On 28 October 2019, the High Court gave judgment in SL Claimants v Tesco Plc [2019] EWHC 2858 (Ch). This decision provides clarification on the nature of the interest in securities required to claim against an issuer in respect of the contents or timing of certain published information under section 90A / Schedule 10A Financial Services and Markets Act 2000 (FSMA). It also provides general commentary on the nature of an investor’s legal interest in securities held through CREST.

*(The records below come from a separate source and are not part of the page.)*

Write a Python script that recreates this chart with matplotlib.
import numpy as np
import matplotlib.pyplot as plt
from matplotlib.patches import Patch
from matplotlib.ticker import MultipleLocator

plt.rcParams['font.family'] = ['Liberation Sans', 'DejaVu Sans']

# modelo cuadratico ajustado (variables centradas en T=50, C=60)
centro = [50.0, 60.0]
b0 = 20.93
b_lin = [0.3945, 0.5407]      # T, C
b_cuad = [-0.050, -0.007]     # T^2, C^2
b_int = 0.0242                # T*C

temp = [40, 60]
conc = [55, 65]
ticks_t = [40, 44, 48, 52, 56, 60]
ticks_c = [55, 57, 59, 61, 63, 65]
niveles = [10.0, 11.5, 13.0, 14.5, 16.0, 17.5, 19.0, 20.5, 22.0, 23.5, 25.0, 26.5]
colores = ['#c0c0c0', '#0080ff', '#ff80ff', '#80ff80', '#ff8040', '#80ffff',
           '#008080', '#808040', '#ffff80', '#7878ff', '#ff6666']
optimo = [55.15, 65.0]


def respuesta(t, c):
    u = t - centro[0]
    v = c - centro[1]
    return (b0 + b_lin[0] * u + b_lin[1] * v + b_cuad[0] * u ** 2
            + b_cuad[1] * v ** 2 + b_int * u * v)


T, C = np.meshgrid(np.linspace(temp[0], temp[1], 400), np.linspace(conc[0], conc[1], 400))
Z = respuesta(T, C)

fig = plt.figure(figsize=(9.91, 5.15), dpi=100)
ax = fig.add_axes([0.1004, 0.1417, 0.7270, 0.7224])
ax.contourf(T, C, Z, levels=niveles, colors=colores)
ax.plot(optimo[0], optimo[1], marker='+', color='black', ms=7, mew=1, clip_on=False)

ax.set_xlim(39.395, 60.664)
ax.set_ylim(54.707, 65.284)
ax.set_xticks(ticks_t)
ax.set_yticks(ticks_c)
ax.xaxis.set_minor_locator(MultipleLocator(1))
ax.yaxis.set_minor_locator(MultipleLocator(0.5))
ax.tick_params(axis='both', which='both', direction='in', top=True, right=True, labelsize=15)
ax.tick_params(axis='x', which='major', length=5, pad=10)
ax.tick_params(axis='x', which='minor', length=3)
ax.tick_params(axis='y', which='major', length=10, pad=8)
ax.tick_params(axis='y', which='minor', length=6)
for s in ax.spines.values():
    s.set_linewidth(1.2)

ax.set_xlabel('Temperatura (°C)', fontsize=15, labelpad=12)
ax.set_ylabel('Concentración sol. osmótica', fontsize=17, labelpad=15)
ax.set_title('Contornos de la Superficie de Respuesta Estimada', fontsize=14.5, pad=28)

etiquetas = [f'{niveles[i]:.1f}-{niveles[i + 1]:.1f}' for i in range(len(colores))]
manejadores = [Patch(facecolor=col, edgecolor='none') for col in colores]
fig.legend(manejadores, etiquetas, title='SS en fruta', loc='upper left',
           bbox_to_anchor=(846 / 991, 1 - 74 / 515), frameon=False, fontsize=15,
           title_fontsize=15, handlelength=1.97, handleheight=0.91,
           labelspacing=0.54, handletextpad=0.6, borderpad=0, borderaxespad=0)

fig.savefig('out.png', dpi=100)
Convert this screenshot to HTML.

Section 90A and Schedule 10A FSMA create a statutory liability regime for issuers of certain traded securities in relation to misleading statements or dishonest omissions in certain published information (or a dishonest delay in publishing such information). In broad terms, issuers are required to pay compensation to persons who acquire, continue to hold or dispose of an ‘interest in securities’ in reasonable reliance on published information to which the provisions apply.   This case concerned shareholder claims under these provisions against Tesco plc about statements to the market in 2014. The claimants held their shares in de-materialised form on CREST (i.e. the form in which the vast majority of shares in publicly traded companies are held).

Tesco applied to strike out the claims on the basis that:

(1) the claimants’ interest in their shares was not an “interest in securities” for the purposes of Schedule 10A, because the claimants lacked an equitable interest in the Tesco shares. Tesco’s argument was based on the fact that the claimants’ shares were held through a chain of intermediaries (banks / securities firms acting as custodians and sub-custodians) on CREST, which it argued did not amount to a proprietary interest in the shares, only an economic interest; and

(2) even if the claimants had an “interest in securities”, none of the claimants “acquired” or “disposed” of securities within the meaning of Schedule 10A. Tesco’s argument was that the most the claimants had was a beneficial interest created or extinguished on transfer, but not acquired or disposed of for the purposes of Schedule 10A.

Tesco accepted that its arguments would render the statutory regime ineffective in relation to all claims by holders of securities through intermediaries (i.e. most holders of traded securities). It argued however that this was a consequence of inadequate legislative drafting / failure to amend the statutory regime to cover securities held through a chain of intermediaries.

The High Court rejected Tesco’s arguments, holding in summary:

(1) the claimants’ rights in their shares on CREST, notwithstanding such rights being held through a chain of intermediaries, amounted to them being the “ultimate beneficial owner”. This was an equitable / proprietary right in law, a conclusion supported by In the matter of Lehman Brothers International (Europe) [2012] EWHC 2997 (Ch). Accordingly, persons such as the claimants holding intermediated securities through CREST had an “interest in securities” for the purposes of Schedule 10A; and

(2) Tesco’s approach on the scope of “acquired” or “disposed” was too narrow an interpretation. “Acquisition or disposal of any interest in securities” under Schedule 10A includes transaction(s) on CREST (through a chain of intermediaries) which cause ultimate beneficial owners such as the claimants to be vested (or cease to be vested) with securities admitted to trading on a relevant securities market.